Dirt causes vibration

Take the Dynawave, an emission scrubber that removes dust during startup of the roaster, where the zinc concentrate is heated to 950C to drive off the sulphur.

“We were having unexpected and unexplained bearing failures,” says Ct. A Root Cause Failure Analysis revealed that the dirty gasses going to the blower dirtied the impeller, causing vibration and bearing failures. The solution was simple: periodically clean the dirt off the impellers.

In another case, an analysis of maintenance data turned up a high rate of valve failures in the cadmium furnace. The solution was simple, but the remarkable thing was that maintenance had not even known there was a problem. As is often the case with data collection in a busy maintenance department, it is one thing to collect data and key them in, and another thing to find the time to analyze them for trends.

Since 1999, the maintenance department has spent a lot of effort, time and money — just how much, they keep under their collective blue hard hat — implementing reliability projects that are literally rewriting the refinery’s approach to maintenance. For example, before Six Sigma, no one was looking at the number of man-hours put into the computerized maintenance management system (CMMS) for repairs. “Six Sigma forces you to collect data and take measurements,” says Blair.

“The most important thing is the change in culture. In the past we accepted that things would fail.”

Beginning with the rule of thumb that 55 out of every 100 work orders could be avoided, CEZinc set out, simply put, to stop equipment from breaking by using reliability programs.

“It worked,” says Ct. Roughly tallied, maintenance found that close to 60% of work orders could be avoided. Of that, 13% resulted from improper repairs, 18% from management decisions, 17% because of improper operation and 13% because the equipment was not engineered properly.

One of the drivers for change was the desire to wring more productivity out of the refinery by reducing downtime.
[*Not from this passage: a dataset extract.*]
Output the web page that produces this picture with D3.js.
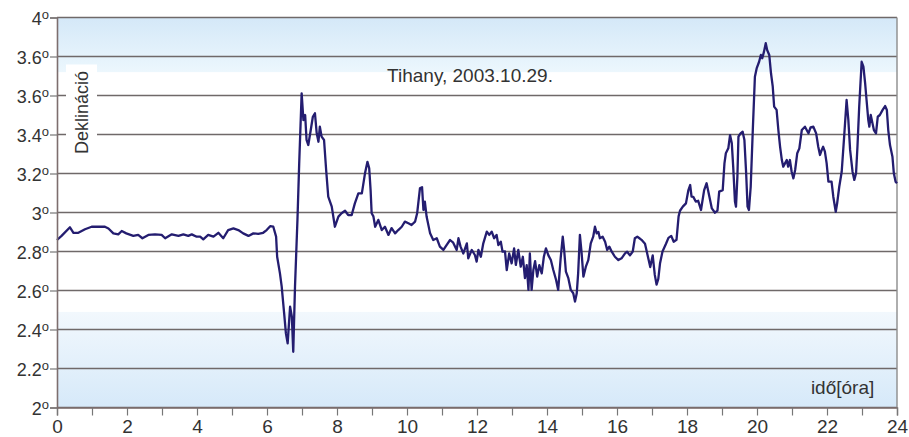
<!DOCTYPE html>
<html>
<head>
<meta charset="utf-8">
<script src="https://cdn.jsdelivr.net/npm/d3@7"></script>
<style>
  body { margin: 0; background: #fff; }
  text { font-family: "Liberation Sans", Arial, sans-serif; fill: #333; }
</style>
</head>
<body>
<div id="chart"></div>
<script>
// hours of the day and declination readings (degrees)
const hours = [
  0, 0.13, 0.37, 0.47, 0.61, 0.8, 0.99, 1.18, 1.37, 1.47, 1.61, 1.75, 1.85, 1.98, 2.18, 2.32, 2.44, 2.61, 2.8, 2.99,
  3.09, 3.28, 3.47, 3.61, 3.75, 3.85, 3.99,
  4.09, 4.18, 4.32, 4.47, 4.61, 4.75, 4.89, 5.04, 5.18, 5.32, 5.47, 5.61, 5.75, 5.89, 5.99, 6.09, 6.18, 6.26, 6.29,
  6.37, 6.42, 6.49, 6.54, 6.59, 6.66, 6.71, 6.75, 6.8, 6.87, 6.92, 6.99, 7.04, 7.09, 7.13, 7.18, 7.25, 7.31, 7.37,
  7.42, 7.47, 7.51, 7.56, 7.63, 7.69, 7.75, 7.85, 7.94,
  8.04, 8.13, 8.23, 8.32, 8.42, 8.51, 8.61, 8.71, 8.8, 8.87, 8.92, 8.96, 8.99, 9.04, 9.09, 9.18, 9.28, 9.37, 9.47,
  9.56, 9.66, 9.75, 9.85, 9.94, 10.04, 10.13, 10.23, 10.29, 10.37, 10.43, 10.47, 10.51, 10.56, 10.66, 10.75, 10.85,
  10.94, 11.04, 11.13, 11.23, 11.32, 11.42, 11.47, 11.53, 11.61, 11.71, 11.75, 11.85, 11.94, 11.99, 12.04,
  12.11, 12.18, 12.28, 12.35, 12.42, 12.49, 12.56, 12.61, 12.68, 12.73, 12.8, 12.85, 12.92, 12.99, 13.06, 13.11,
  13.18, 13.25, 13.31, 13.37, 13.42, 13.47, 13.51, 13.56, 13.61, 13.66, 13.72, 13.78, 13.85, 13.91, 13.97, 14.04,
  14.11, 14.18, 14.26, 14.32, 14.39, 14.45, 14.49, 14.54, 14.61, 14.68, 14.75, 14.8, 14.85, 14.89, 14.94, 14.99,
  15.04, 15.11, 15.18, 15.25, 15.32, 15.37, 15.42, 15.47, 15.51, 15.59, 15.66, 15.72, 15.78, 15.85, 15.94, 16.04,
  16.13, 16.23, 16.29, 16.37, 16.45, 16.51, 16.58, 16.64,
  16.7, 16.8, 16.9, 16.95, 17.02, 17.08, 17.13, 17.18, 17.23, 17.3, 17.4, 17.47, 17.55, 17.62, 17.7, 17.76,
  17.8, 17.88, 17.97, 18.04, 18.09, 18.13, 18.18, 18.25, 18.32, 18.4, 18.49, 18.56, 18.64, 18.71, 18.8, 18.87,
  18.92, 19.02, 19.07, 19.11, 19.18, 19.23, 19.28, 19.32, 19.37, 19.4, 19.44, 19.47, 19.53, 19.59, 19.64, 19.69,
  19.73, 19.77, 19.82, 19.88, 19.94, 19.99, 20.06, 20.11, 20.15, 20.2, 20.25, 20.29, 20.35, 20.4, 20.45, 20.49,
  20.56, 20.61, 20.66, 20.71, 20.75, 20.8, 20.85, 20.89, 20.94, 20.99, 21.04, 21.09, 21.15, 21.21, 21.28, 21.37,
  21.47, 21.53, 21.61, 21.69, 21.75, 21.8, 21.85, 21.89, 21.94, 21.99, 22.04, 22.13, 22.18, 22.25, 22.29, 22.35,
  22.42, 22.49, 22.56, 22.61, 22.66, 22.73, 22.78, 22.83, 22.87, 22.92, 22.99, 23.04, 23.09, 23.13, 23.18, 23.21,
  23.25, 23.3, 23.34, 23.4, 23.45, 23.51, 23.59, 23.66, 23.71, 23.75, 23.8, 23.87, 23.91, 23.96, 24
];
const decl = [
  2.859, 2.88, 2.924, 2.896, 2.896, 2.914, 2.927, 2.927, 2.927, 2.918, 2.893, 2.888, 2.905, 2.893, 2.88, 2.885, 2.868, 2.885, 2.888, 2.885,
  2.868, 2.888, 2.88, 2.888, 2.88, 2.888, 2.876,
  2.876, 2.862, 2.885, 2.876, 2.896, 2.868, 2.91, 2.919, 2.91, 2.893, 2.88, 2.893, 2.89, 2.896, 2.91, 2.93, 2.927, 2.876, 2.773,
  2.688, 2.62, 2.483, 2.38, 2.329, 2.517, 2.466, 2.286, 2.62, 2.962, 3.252, 3.611, 3.474, 3.5, 3.372, 3.346, 3.423, 3.491, 3.509,
  3.406, 3.363, 3.44, 3.389, 3.372, 3.218, 3.081, 3.03, 2.927,
  2.979, 2.996, 3.009, 2.987, 2.987, 3.047, 3.098, 3.098, 3.201, 3.26, 3.227, 3.115, 2.996, 2.98, 2.927, 2.962, 2.91, 2.927, 2.885,
  2.92, 2.893, 2.91, 2.927, 2.953, 2.945, 2.936, 2.953, 2.996, 3.124, 3.13, 3.013, 3.056, 2.979, 2.893, 2.859, 2.868,
  2.825, 2.808, 2.833, 2.859, 2.845, 2.808, 2.868, 2.825, 2.79, 2.842, 2.765, 2.808, 2.782, 2.748, 2.808,
  2.773, 2.842, 2.902, 2.885, 2.902, 2.868, 2.885, 2.833, 2.85, 2.799, 2.8, 2.705, 2.79, 2.739, 2.816, 2.731,
  2.808, 2.722, 2.773, 2.663, 2.73, 2.603, 2.79, 2.603, 2.705, 2.75, 2.671, 2.73, 2.688, 2.773, 2.816, 2.78,
  2.756, 2.705, 2.654, 2.603, 2.765, 2.876, 2.808, 2.697, 2.663, 2.603, 2.586, 2.543, 2.586, 2.688, 2.885, 2.79,
  2.671, 2.722, 2.756, 2.842, 2.876, 2.927, 2.893, 2.9, 2.868, 2.876, 2.85, 2.808, 2.825, 2.799, 2.773, 2.756,
  2.765, 2.79, 2.799, 2.78, 2.8, 2.868, 2.876, 2.868,
  2.86, 2.84, 2.76, 2.72, 2.78, 2.68, 2.63, 2.66, 2.74, 2.8, 2.84, 2.87, 2.88, 2.85, 2.86, 2.98,
  3.009, 3.03, 3.047, 3.115, 3.141, 3.081, 3.08, 3.056, 3.06, 3.013, 3.115, 3.15, 3.081, 3.021, 2.999, 3.01,
  3.107, 3.115, 3.252, 3.304, 3.329, 3.397, 3.355, 3.235, 3.056, 3.03, 3.184, 3.389, 3.406, 3.414, 3.372, 3.201,
  3.03, 3.013, 3.132, 3.423, 3.696, 3.739, 3.773, 3.808, 3.791, 3.825, 3.868, 3.833, 3.808, 3.714, 3.645, 3.543,
  3.526, 3.423, 3.337, 3.269, 3.235, 3.252, 3.269, 3.235, 3.269, 3.209, 3.175, 3.218, 3.304, 3.329, 3.423, 3.44,
  3.406, 3.437, 3.44, 3.406, 3.337, 3.295, 3.321, 3.337, 3.312, 3.252, 3.158, 3.158, 3.081, 3.004, 3.047, 3.132,
  3.209, 3.389, 3.577, 3.474, 3.321, 3.209, 3.167, 3.201, 3.337, 3.543, 3.773, 3.748, 3.662, 3.577, 3.474, 3.44,
  3.5, 3.457, 3.423, 3.406, 3.491, 3.5, 3.526, 3.546, 3.526, 3.423, 3.346, 3.286, 3.201, 3.158, 3.15
];
const yTicks = [2, 2.2, 2.4, 2.6, 2.8, 3, 3.2, 3.4, 3.6, 3.8, 4];
const yLabels = ["2", "2.2", "2.4", "2.6", "2.8", "3", "3.2", "3.4", "3.6", "3.6", "4"];
const xTicks = [0, 2, 4, 6, 8, 10, 12, 14, 16, 18, 20, 22, 24];

const width = 909, height = 437;
const margin = { top: 17.5, right: 12, bottom: 29.5, left: 57 };
const innerW = width - margin.left - margin.right;
const innerH = height - margin.top - margin.bottom;

const svg = d3.select("#chart").append("svg")
  .attr("width", width)
  .attr("height", height);

const x = d3.scaleLinear().domain([0, 24]).range([0, innerW]);
const y = d3.scaleLinear().domain([2, 4]).range([innerH, 0]);

const defs = svg.append("defs");
const gTop = defs.append("linearGradient").attr("id", "bgTop")
  .attr("x1", 0).attr("y1", 0).attr("x2", 0).attr("y2", 1);
gTop.append("stop").attr("offset", "0%").attr("stop-color", "#d4e8f8");
gTop.append("stop").attr("offset", "100%").attr("stop-color", "#ecf7fd");
const gBot = defs.append("linearGradient").attr("id", "bgBot")
  .attr("x1", 0).attr("y1", 0).attr("x2", 0).attr("y2", 1);
gBot.append("stop").attr("offset", "0%").attr("stop-color", "#f2f8fd");
gBot.append("stop").attr("offset", "100%").attr("stop-color", "#d6e9f9");

const g = svg.append("g")
  .attr("transform", `translate(${margin.left},${margin.top})`);

// shaded bands at top and bottom
g.append("rect")
  .attr("x", 0).attr("y", y(4))
  .attr("width", innerW).attr("height", y(3.72) - y(4))
  .attr("fill", "url(#bgTop)");
g.append("rect")
  .attr("x", 0).attr("y", y(2.49))
  .attr("width", innerW).attr("height", y(2) - y(2.49))
  .attr("fill", "url(#bgBot)");

// horizontal grid
g.append("g")
  .selectAll("line")
  .data(yTicks)
  .enter()
  .append("line")
  .attr("x1", 0).attr("x2", innerW)
  .attr("y1", d => y(d)).attr("y2", d => y(d))
  .attr("stroke", "#6f6969")
  .attr("stroke-width", 1.4);

// right border
g.append("line")
  .attr("x1", innerW).attr("x2", innerW)
  .attr("y1", 0).attr("y2", innerH)
  .attr("stroke", "#8c8c8c")
  .attr("stroke-width", 1.4);

// y label on a white box
g.append("rect")
  .attr("x", 9).attr("y", 47)
  .attr("width", 31).attr("height", 97)
  .attr("fill", "#fff");
g.append("text")
  .attr("transform", `translate(31,${95}) rotate(-90)`)
  .attr("text-anchor", "middle")
  .style("font-size", "18px")
  .text("Deklináció");

g.append("text")
  .attr("x", x(11.8))
  .attr("y", 64)
  .attr("text-anchor", "middle")
  .style("font-size", "19px")
  .text("Tihany, 2003.10.29.");

g.append("text")
  .attr("x", x(23.35))
  .attr("y", y(2.07))
  .attr("text-anchor", "end")
  .style("font-size", "19px")
  .text("idő[óra]");

const line = d3.line()
  .x((d, i) => x(hours[i]))
  .y(d => y(d));

g.append("path")
  .datum(decl)
  .attr("fill", "none")
  .attr("stroke", "#241d70")
  .attr("stroke-width", 2.3)
  .attr("stroke-linejoin", "round")
  .attr("d", line);

// axes
const xAxis = g.append("g")
  .attr("transform", `translate(0,${innerH})`)
  .call(d3.axisBottom(x).tickValues(d3.range(0, 25)).tickSize(8).tickPadding(4)
    .tickFormat(d => xTicks.includes(d) ? d : ""));
xAxis.select(".domain").attr("stroke", "#7d6e6e").attr("stroke-width", 1.4);
xAxis.selectAll(".tick line").attr("stroke", "#777").attr("stroke-width", 1.2);
xAxis.selectAll(".tick text").style("font-size", "19px").attr("fill", "#333");

const yAxis = g.append("g")
  .call(d3.axisLeft(y).tickValues(yTicks).tickSize(7).tickPadding(3).tickFormat(""));
yAxis.select(".domain").attr("stroke", "#7d6e6e").attr("stroke-width", 1.6);
yAxis.selectAll(".tick line").attr("stroke", "#777").attr("stroke-width", 1.2);
yAxis.selectAll(".tick").each(function (d, i) {
  const t = d3.select(this).append("text")
    .attr("x", -8)
    .attr("dy", "0.4em")
    .attr("text-anchor", "end")
    .attr("fill", "#333")
    .style("font-size", "18px");
  t.append("tspan").text(yLabels[i]);
  t.append("tspan").attr("dy", "-0.45em").style("font-size", "13px").text("o");
});
</script>
</body>
</html>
Between 1996 and 2001, CEZinc had increased production from 224,000 to 275,000 tonnes per annum (tpa). “But once you have done that, you turn around and ask, ‘how else can you improve productivity?'” Blair says.

“Well,” he continues, “there were people who told us that we could do maintenance better.” CEZinc collected the proof from pilot projects that showed the effectiveness of reliability-based maintenance.” Ct adds, “We had lots of numbers and projects that showed we could benefit from reliability maintenance.”

In May 2005, the plant appointed an accountable engineer whose job it is to facilitate more identification and improvement of the bad actors. By September this year there will be three people dedicated to this. “We will be able to address more bad actors in every area of the plant,” says Brazeau.

Maintenance has solved between 10 and 15 problems with bad actors already — success that fits nicely with other measures that help the team better understand the most effective ways to spend maintenance time and dollars.

For example, says Ct, “We were always doing inspections, but we are now doing them more efficiently. We are relating inspections to criticality. If there are no consequences on the safety of employees, the environment or production when it breaks down, do not spend maintenance dollars on it.”

Brazeau sums up the team’s goals: “We want to work on Reliability-Centred Maintenance, improve preventive maintenance, improve the planning and scheduling of maintenance, and improve the wrench time of the maintenance people.”

Montreal-based Carroll McCormick is a senior contributing editor for Machinery & Equipment MRO.

Quick CEZinc facts

The CEZinc refinery, a property of the Noranda Income Fund, produces 275,000 tons per annum (tpa) of zinc ingots, jumbo, shot and powder, 470,000 tpa of sulphuric acid, 4,000 tpa of copper concentrates and 450 tpa of cadmium.

CEZinc has a maintenance team of 141, an annual budget of $28 million, plus $15 million for capital spending.

A total of 11,000 pieces of equipment are registered in the Maintenance Planning and Control computerized maintenance management system, which CEZinc has used since 1986.

The Reliability Project has saved an estimated $7.4 million since 2001, including salary savings from letting attrition reduce the maintenance workforce from 170 to 141.